Accueil > News > Iran : les tatoués et les invisibles



Iran : les tatoués et les invisibles
12.08.2006

Selon les dernières dépêches « très tendance » des grandes agences de presse (AFP, Reuters, AP) se développe actuellement à Téhéran un mouvement underground que les iraniens et surtout les iraniennes viennent de rebaptiser mouvement « undercover » (clandestin). Ce qui se passe actuellement doit être caché aux autorités et les iraniennes savent très bien le faire.



Traduction d'une dépêche... Milad, un jeune artiste de 25 ans qui ne veut surtout pas donner son nom de famille parle de la génération tatouée : le tatouage étant le nouveau symbole que les iraniennes ont trouvé pour être « up to date ». Sa clientèle est constituée pour la majeure partie de jeunes femmes de son âge, souvent issues des milieux les plus aisés de la capitale. Milad précise qu’il a des amis des deux sexes dans d’autres villes iraniennes et que le mouvement se développe au niveau national avec une ampleur telle que les autorités du pays ont bloqué l’accès aux sites Internet parlant de tatouages et de peintures corporelles.

Après la mode des nez refaits, puis des maquillages permanents, voici donc que Téhéran des nantis est gagné par ce phénomène. Et comble de l’ironie, pour que le tatouage ne soit pas visible, celui-ci est le plus souvent placé aux endroits intimes et en principe caché par les sous-vêtements.

Par contre Milad explique que le principal problème est que le matériel professionnel de tatouage ne se trouve pas à Téhéran et que les douzaines de studios clandestins de tatouage opèrent avec du matériel non hygiénique.

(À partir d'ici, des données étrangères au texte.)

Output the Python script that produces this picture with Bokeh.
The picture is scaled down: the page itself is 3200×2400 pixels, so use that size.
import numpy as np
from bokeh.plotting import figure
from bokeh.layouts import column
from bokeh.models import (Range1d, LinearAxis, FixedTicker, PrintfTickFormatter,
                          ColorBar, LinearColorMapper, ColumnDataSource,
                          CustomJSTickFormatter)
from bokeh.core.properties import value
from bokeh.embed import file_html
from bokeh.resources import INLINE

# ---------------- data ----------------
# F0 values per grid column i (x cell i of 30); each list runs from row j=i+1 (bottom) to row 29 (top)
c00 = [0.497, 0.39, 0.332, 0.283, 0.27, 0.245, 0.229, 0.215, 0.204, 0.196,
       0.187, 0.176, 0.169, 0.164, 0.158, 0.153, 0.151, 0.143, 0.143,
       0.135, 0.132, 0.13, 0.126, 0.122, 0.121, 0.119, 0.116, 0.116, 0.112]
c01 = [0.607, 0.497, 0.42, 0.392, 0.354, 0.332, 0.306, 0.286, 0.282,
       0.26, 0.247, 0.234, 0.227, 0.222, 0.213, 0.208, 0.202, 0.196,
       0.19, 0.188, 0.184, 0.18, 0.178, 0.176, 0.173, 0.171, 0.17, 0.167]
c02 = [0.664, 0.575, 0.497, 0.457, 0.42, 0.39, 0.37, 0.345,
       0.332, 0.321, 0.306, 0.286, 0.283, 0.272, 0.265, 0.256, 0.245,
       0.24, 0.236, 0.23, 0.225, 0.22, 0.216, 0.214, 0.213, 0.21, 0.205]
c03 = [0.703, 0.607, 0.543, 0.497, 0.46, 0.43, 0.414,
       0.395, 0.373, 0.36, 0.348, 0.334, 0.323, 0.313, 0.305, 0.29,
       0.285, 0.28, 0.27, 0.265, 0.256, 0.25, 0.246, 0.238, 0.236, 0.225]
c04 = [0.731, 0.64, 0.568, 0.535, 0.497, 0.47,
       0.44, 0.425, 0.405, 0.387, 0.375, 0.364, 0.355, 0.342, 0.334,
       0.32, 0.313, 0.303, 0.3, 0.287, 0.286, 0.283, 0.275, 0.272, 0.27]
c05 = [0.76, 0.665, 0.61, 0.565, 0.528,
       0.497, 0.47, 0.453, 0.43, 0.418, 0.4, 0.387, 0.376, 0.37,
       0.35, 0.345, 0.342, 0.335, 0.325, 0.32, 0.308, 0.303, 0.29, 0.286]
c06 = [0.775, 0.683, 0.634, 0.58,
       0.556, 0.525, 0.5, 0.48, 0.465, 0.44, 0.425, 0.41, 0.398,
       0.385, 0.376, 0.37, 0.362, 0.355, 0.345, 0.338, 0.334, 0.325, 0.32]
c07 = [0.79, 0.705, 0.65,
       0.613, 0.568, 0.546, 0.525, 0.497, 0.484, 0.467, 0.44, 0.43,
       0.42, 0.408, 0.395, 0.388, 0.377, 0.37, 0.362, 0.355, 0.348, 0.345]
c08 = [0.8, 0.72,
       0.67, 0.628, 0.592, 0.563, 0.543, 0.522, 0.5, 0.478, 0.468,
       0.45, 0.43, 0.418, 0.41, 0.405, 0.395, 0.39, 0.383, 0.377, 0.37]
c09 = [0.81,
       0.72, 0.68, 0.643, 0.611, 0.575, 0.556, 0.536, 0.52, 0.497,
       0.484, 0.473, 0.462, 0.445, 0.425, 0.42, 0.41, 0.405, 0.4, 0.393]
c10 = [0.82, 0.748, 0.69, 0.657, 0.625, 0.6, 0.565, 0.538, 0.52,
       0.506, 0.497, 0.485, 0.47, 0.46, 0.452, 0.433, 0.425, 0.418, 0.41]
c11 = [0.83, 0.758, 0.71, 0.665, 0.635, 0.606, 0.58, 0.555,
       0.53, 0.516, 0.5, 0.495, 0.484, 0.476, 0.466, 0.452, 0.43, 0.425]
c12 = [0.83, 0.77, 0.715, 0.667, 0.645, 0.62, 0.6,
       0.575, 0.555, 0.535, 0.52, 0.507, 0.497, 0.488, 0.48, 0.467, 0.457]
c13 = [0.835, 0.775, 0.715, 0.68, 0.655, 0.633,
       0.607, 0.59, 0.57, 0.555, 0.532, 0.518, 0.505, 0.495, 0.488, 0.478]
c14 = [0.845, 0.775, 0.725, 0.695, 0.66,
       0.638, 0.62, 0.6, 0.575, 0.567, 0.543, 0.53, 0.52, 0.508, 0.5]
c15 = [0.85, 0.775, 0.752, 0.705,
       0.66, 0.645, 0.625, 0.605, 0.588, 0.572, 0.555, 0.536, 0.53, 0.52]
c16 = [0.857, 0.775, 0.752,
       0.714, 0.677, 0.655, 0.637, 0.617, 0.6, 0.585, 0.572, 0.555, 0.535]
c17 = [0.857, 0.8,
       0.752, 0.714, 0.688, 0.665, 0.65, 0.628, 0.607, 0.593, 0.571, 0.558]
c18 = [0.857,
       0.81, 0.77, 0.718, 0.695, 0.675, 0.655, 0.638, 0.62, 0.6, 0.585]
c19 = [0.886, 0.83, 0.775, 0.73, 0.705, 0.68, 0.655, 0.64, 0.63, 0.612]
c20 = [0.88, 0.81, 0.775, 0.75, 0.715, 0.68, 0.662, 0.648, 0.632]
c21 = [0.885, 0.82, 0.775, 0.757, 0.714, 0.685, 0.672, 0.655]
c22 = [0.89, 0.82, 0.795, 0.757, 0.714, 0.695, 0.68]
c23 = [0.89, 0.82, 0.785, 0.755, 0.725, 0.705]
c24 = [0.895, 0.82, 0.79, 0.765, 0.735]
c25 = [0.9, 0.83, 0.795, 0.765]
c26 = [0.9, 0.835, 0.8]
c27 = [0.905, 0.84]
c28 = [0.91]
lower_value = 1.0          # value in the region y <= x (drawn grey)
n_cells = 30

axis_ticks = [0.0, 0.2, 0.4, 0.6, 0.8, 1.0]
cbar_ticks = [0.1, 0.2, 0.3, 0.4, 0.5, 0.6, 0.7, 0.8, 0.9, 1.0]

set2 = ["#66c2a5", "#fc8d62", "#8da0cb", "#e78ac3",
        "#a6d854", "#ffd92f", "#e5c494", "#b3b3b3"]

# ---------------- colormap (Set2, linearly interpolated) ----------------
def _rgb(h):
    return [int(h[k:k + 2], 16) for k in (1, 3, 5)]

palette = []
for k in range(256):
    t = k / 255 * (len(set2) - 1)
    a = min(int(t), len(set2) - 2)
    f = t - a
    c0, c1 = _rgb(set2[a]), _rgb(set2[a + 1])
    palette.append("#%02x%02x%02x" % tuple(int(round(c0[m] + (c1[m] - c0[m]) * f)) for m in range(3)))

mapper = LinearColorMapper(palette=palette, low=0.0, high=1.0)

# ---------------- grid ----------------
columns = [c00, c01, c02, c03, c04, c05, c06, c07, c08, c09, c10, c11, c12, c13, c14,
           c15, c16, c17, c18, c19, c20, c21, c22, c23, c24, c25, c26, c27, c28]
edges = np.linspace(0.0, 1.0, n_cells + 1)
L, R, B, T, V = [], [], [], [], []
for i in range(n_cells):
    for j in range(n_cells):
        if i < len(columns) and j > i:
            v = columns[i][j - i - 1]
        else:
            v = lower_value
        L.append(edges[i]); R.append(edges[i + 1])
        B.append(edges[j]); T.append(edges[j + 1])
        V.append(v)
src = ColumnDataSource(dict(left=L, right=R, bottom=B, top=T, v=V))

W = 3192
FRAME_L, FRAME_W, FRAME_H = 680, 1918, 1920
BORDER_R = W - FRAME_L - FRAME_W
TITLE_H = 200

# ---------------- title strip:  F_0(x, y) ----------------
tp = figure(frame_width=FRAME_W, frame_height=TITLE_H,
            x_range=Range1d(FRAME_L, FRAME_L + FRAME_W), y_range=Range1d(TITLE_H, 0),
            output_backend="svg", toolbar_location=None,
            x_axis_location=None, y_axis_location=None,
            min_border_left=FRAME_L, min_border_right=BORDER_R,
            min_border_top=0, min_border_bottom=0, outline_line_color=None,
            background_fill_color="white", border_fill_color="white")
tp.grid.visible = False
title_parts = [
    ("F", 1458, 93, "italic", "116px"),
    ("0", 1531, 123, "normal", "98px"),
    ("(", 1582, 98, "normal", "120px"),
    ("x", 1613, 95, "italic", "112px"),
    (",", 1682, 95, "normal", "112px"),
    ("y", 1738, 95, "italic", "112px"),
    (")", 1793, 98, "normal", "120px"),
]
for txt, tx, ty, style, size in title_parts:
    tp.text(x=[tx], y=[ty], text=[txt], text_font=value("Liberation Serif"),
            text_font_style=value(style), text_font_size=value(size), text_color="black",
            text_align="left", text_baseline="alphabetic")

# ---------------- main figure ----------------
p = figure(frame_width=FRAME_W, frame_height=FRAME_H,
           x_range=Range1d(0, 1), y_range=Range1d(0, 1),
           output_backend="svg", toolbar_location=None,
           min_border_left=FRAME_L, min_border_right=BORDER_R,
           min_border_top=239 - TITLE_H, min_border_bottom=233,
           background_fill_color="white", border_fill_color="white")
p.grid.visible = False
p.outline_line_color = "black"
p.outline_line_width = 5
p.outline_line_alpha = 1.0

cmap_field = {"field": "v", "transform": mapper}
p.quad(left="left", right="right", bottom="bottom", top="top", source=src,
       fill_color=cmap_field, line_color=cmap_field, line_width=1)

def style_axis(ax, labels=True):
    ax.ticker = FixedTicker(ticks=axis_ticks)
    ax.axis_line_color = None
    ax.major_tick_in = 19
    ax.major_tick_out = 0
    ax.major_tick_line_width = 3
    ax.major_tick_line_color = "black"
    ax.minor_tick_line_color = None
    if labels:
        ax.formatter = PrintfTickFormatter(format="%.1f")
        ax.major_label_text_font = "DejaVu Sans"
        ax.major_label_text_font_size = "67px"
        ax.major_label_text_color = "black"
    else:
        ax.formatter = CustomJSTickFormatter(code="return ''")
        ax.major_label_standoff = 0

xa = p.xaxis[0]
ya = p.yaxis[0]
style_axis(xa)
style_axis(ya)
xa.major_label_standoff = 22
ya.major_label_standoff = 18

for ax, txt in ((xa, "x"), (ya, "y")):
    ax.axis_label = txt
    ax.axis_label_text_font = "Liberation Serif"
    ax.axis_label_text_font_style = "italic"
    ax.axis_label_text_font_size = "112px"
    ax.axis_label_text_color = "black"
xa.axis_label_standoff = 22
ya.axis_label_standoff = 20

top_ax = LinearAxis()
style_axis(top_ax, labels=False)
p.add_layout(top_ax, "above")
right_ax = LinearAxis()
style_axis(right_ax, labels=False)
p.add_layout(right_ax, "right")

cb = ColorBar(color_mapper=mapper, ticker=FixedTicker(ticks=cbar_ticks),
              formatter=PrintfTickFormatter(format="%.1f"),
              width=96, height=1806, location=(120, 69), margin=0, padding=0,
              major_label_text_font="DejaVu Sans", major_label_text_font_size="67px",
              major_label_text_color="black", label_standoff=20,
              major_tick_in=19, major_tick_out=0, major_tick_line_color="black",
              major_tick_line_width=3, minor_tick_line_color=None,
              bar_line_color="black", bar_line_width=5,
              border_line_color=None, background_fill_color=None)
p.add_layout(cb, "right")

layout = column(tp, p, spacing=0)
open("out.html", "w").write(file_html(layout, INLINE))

Depuis deux ans, Milad se consacre entièrement au tatouage clandestin : il s’est fait imprimer des cartes de visite avec son prénom et son numéro de portable, mais il redoute toujours les autorités. Au début sa clientèle était d’âge mûr, mais au fil des mois, elle s’est rajeunie et aujourd’hui la majorité est constituée de filles d’une vingtaine d’années. Pour lui, le secret est le leitmotiv de la jeunesse iranienne : elle a ses soirées secrètes, la musique secrète, les beuveries secrètes, les relations secrètes, et de rajouter que chez les jeunes iraniens ayant les moyens il n’y a que des secrets vis-à-vis des autorités du pays qui leur interdisent tout ou presque.

Le prix de ces tatouages est de l’ordre de 80 000 Toman (1 mois de salaire d’un fonctionnaire, soit 60 € - ndlr) et les tatouages qui marchent le mieux sont les flammes, les croix et les dragons, les fleurs et les papillons mais aussi les symboles préislamiques zoroastriens. Il a même eu des clientes qui par défi ont demandé des lettres en hébreu, juste pour la frime.

Maintenant les hommes s’y mettent aussi et veulent à leur tour leur tatouage. Et un dernier détail qui en dit long sur cette pratique qui gagne aussi ce pays ; alors qu’en principe, les tatouages sont interdits ou théoriquement impossibles, la semaine dernière, une clinique de Téhéran a fait paraître une publicité dans un quotidien national pour vanter les mérites de son service de suppression des tatouages par laser !

Il y a quelque chose de cynique dans ce genre de nouvelles diffusées pour « occuper » les esprits. Souvent, les mollahs interdisent quelque chose pour créer un marché noir lucratif et parallèlement, ils développent des marchés complémentaires. En même temps que ce Milad empoche 1 mois de salaire d’un ouvrier pour amuser les rejetons cyniques des mollahs, nous avons appris cette semaine une nouvelle déchirante :

Les poubelles collectives des immeubles des beaux quartiers sont louées par les responsables du ramassage des ordures au prix de 400 Tomans (1/20 d’un salaire d’ouvrier).

Les poubelles sont louées (pour quelques heures) à des familles pour qu’elles y trouvent de quoi se nourrir (et revendre les excédents de leur festin à d’autres plus pauvres).

Que peut-on penser d’une vermine heureuse comme ce Milad, qui a imprimé des cartes et gagne royalement sa vie dans le pays des marchés noirs clandestins de location de poubelles ? Que peut-on penser de ceux qui voient dans cette ridicule histoire de tatouage l’expression d’une jeunesse insoumise ? Et pourquoi jamais, nous n’avons droit à des dépêches AFP qui parlent de la misère de 80% des iraniens ? En Iran, il y a les clandestins et les invisibles. Sur Iran-Resist, nous sommes du côté des invisibles.